LetCompliance editorial reviews this entry every quarter against the sources above. Always confirm specific duties with a qualified solicitor or your local council.

Related terms

Schedule 2 (Housing Act 1988 Possession Grounds)

The schedule of statutory grounds a landlord uses to seek possession of an assured / assured shorthold tenancy under Section 8. Grounds 1–8 are mandatory (court must grant possession if proven): includes ground 1 (landlord-occupier intent), ground 1A (landlord sale, post-RRA 2025), ground 8 (3+ months rent arrears post-RRA 2025), ground 14 (anti-social behaviour). Grounds 9–17 are discretionary (court considers reasonableness): includes ground 11 (persistent late payment) and ground 12 (breach of tenancy). Choice of ground sets the notice period and the burden of proof.

Form 3A (Notice of Seeking Possession, Section 8)

The prescribed form a private landlord uses to start a Section 8 possession claim under the Housing Act 1988. GOV.UK publishes two versions: Form 3A for the private rented sector and Form 3 for social housing, so a private landlord who serves Form 3 has used the wrong form. It identifies the tenancy, the grounds being relied on (from Schedule 2 to the Housing Act 1988) and the date by which the tenant must give up possession. Notice periods vary by ground: no minimum notice for grounds 7A and 14 (anti-social behaviour), 4 weeks for ground 8 (rent arrears), 4 months for ground 1A (landlord sale) post-RRA 2025. A defective notice — wrong form, wrong ground, wrong notice period, missing prescribed wording — is the most common reason possession claims fail at first hearing.

Notice Period

The minimum period a landlord must give before seeking possession under Section 8. Most grounds now require 4 months' notice under the Renters Rights Act 2025, anti-social behaviour can be served with immediate effect, and Ground 8 arrears notice is 4 weeks.

Section 21 Notice

The no-fault eviction notice under Section 21 of the Housing Act 1988. Abolished for new notices from 1 May 2026 under the Renters Rights Act 2025. Landlords must now use Section 8 with a specified ground.

Section 21 Prerequisites

The bundle of pre-conditions a private landlord in England had to satisfy before a Section 21 notice (Form 6A) was valid: deposit protected within 30 days plus Prescribed Information served, current Gas Safety Certificate served, current EICR served, and current GOV.UK How to Rent guide served on the tenant. Section 21 was abolished on 1 May 2026, and these prerequisites went with it. They do not carry over to Section 8. Of the five, only the deposit rules bar a Section 8 possession order (every ground except 7A and 14, and returning the deposit cures the bar). Gas, EICR and How to Rent never gated Section 8, and the How to Rent guide has itself been withdrawn.

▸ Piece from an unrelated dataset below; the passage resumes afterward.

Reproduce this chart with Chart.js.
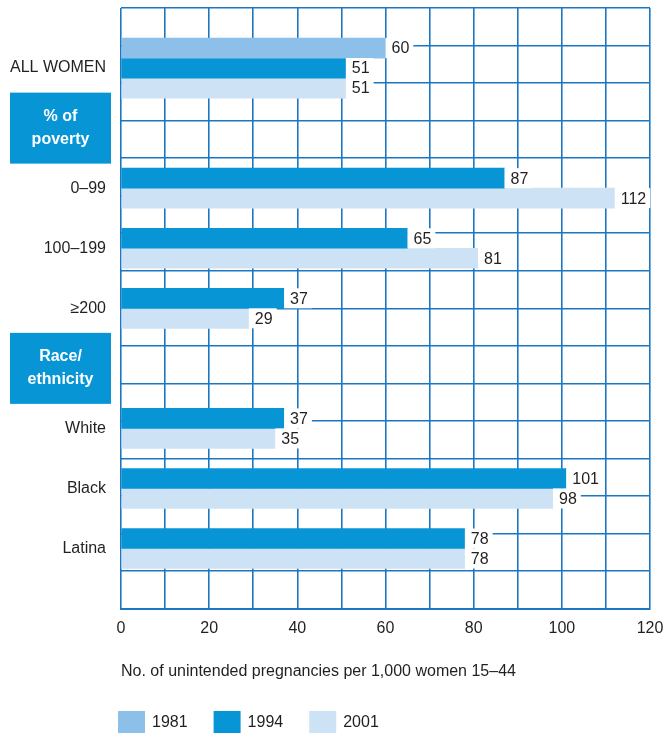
<!DOCTYPE html>
<html>
<head>
<meta charset="utf-8">
<script src="https://cdn.jsdelivr.net/npm/chart.js@4.4.1/dist/chart.umd.min.js"></script>
<style>
  html, body { margin: 0; padding: 0; background: #ffffff; }
  #wrap { width: 665px; height: 735px; position: relative; }
</style>
</head>
<body>
<div id="wrap"><canvas id="c" width="665" height="735"></canvas></div>
<script>
// ---- data ----
const categories = ['', 'ALL WOMEN', '% of poverty', '0–99', '100–199', '≥200', 'Race/ethnicity', 'White', 'Black', 'Latina', ''];
const sectionHeaders = { '% of poverty': ['% of', 'poverty'], 'Race/ethnicity': ['Race/', 'ethnicity'] };
const years = ['1981', '1994', '2001'];
const values1981 = [null, 60, null, null, null, null, null, null, null, null, null];
const values1994 = [null, 51, null, 87, 65, 37, null, 37, 101, 78, null];
const values2001 = [null, 51, null, 112, 81, 29, null, 35, 98, 78, null];
const xTickLabels = [0, 20, 40, 60, 80, 100, 120];
const axisTitle = 'No. of unintended pregnancies per 1,000 women 15–44';

// ---- styles ----
const colors = ['#8DC0E9', '#0795D6', '#CDE2F5'];
const gridColor = '#1C77C3';
const textColor = '#231F20';
const FONT = "'Liberation Sans', Arial, sans-serif";
const FS = 16;

const valueLabels = {
  id: 'valueLabels',
  afterDatasetsDraw(chart) {
    const ctx = chart.ctx;
    ctx.save();
    ctx.font = FS + 'px ' + FONT;
    ctx.textBaseline = 'middle';
    ctx.textAlign = 'left';
    chart.data.datasets.forEach((ds, di) => {
      const meta = chart.getDatasetMeta(di);
      meta.data.forEach((bar, i) => {
        const v = ds.data[i];
        if (v === null || v === undefined) return;
        const t = String(v);
        const w = ctx.measureText(t).width;
        const h = bar.height;
        ctx.fillStyle = '#ffffff';
        ctx.fillRect(bar.x, bar.y - h / 2, w + 10, h);
        ctx.fillStyle = textColor;
        ctx.fillText(t, bar.x + 6, bar.y + 1);
      });
    });
    ctx.restore();
  }
};

const sectionBoxes = {
  id: 'sectionBoxes',
  afterDraw(chart) {
    const ctx = chart.ctx;
    const ys = chart.scales.y;
    ctx.save();
    categories.forEach((c, i) => {
      const lines = sectionHeaders[c];
      if (!lines) return;
      const cy = ys.getPixelForValue(i);
      const bx = 10, bw = 101, bh = 71;
      ctx.fillStyle = colors[1];
      ctx.fillRect(bx, cy - bh / 2, bw, bh);
      ctx.fillStyle = '#ffffff';
      ctx.font = 'bold ' + FS + 'px ' + FONT;
      ctx.textAlign = 'center';
      ctx.textBaseline = 'middle';
      lines.forEach((ln, k) => {
        ctx.fillText(ln, bx + bw / 2, cy + (k - (lines.length - 1) / 2) * 23);
      });
    });
    ctx.restore();
  }
};

const bottomLegend = {
  id: 'bottomLegend',
  afterDraw(chart) {
    const ctx = chart.ctx;
    ctx.save();
    ctx.font = FS + 'px ' + FONT;
    ctx.textBaseline = 'middle';
    ctx.textAlign = 'left';
    let x = chart.chartArea.left - 3;
    const top = 711, bh = 22, bw = 27;
    chart.data.datasets.forEach((ds) => {
      ctx.fillStyle = ds.backgroundColor;
      ctx.fillRect(x, top, bw, bh);
      ctx.fillStyle = textColor;
      const tx = x + bw + 7;
      ctx.fillText(ds.label, tx, top + bh / 2 + 1);
      x = tx + ctx.measureText(ds.label).width + 26;
    });
    ctx.restore();
  }
};

new Chart(document.getElementById('c').getContext('2d'), {
  type: 'bar',
  data: {
    labels: categories,
    datasets: [
      { label: years[0], data: values1981, backgroundColor: colors[0], xAxisID: 'x', yAxisID: 'y' },
      { label: years[1], data: values1994, backgroundColor: colors[1], xAxisID: 'x', yAxisID: 'y' },
      { label: years[2], data: values2001, backgroundColor: colors[2], xAxisID: 'x', yAxisID: 'y' }
    ]
  },
  options: {
    responsive: false,
    animation: false,
    indexAxis: 'y',
    layout: { padding: { left: 8, right: 15, top: 8, bottom: 54 } },
    datasets: { bar: { barThickness: 20, skipNull: true, borderWidth: 0 } },
    plugins: { legend: { display: false }, tooltip: { enabled: false } },
    scales: {
      x: {
        type: 'linear', min: 0, max: 120, position: 'bottom',
        ticks: {
          stepSize: 10, autoSkip: false, maxRotation: 0,
          callback: (v) => xTickLabels.includes(v) ? String(v) : '',
          font: { family: FONT, size: FS }, color: textColor, padding: 10
        },
        grid: { color: gridColor, lineWidth: 1.6, drawTicks: false },
        border: { color: gridColor, width: 2 },
        title: {
          display: true, text: axisTitle, align: 'start',
          font: { family: FONT, size: FS }, color: textColor,
          padding: { top: 14, bottom: 0 }
        },
        afterFit: (s) => { s.paddingLeft = 0; s.paddingRight = 0; }
      },
      y: {
        type: 'category', offset: false, position: 'left',
        grid: { display: false, drawTicks: false },
        border: { display: false },
        ticks: {
          autoSkip: false, padding: 15, color: textColor,
          font: { family: FONT, size: FS },
          callback: (v, i) => { const l = categories[i]; return sectionHeaders[l] ? '' : l; }
        },
        afterFit: (s) => { s.width = 113; s.paddingTop = 0; s.paddingBottom = 0; }
      },
      rows: {
        type: 'linear', min: 0, max: 15, position: 'right',
        ticks: { display: false, stepSize: 1 },
        grid: { color: gridColor, lineWidth: 1.6, drawTicks: false },
        border: { display: false },
        afterFit: (s) => { s.width = 0; s.paddingTop = 0; s.paddingBottom = 0; }
      }
    }
  },
  plugins: [valueLabels, sectionBoxes, bottomLegend]
});
</script>
</body>
</html>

Section 47 Notice (Rent Demand Address)

Section 47 of the Landlord and Tenant Act 1987 requires a landlord’s name and address (or that of an agent in England and Wales) to appear on every rent demand for a residential property. If the demand omits this, no rent is legally due until a Section 48 notice (or compliant rent demand) is served. Routinely missed by individual landlords self-managing without a template; the breach blocks rent recovery and pauses any Section 8 ground 8/10/11 arrears clock until cured.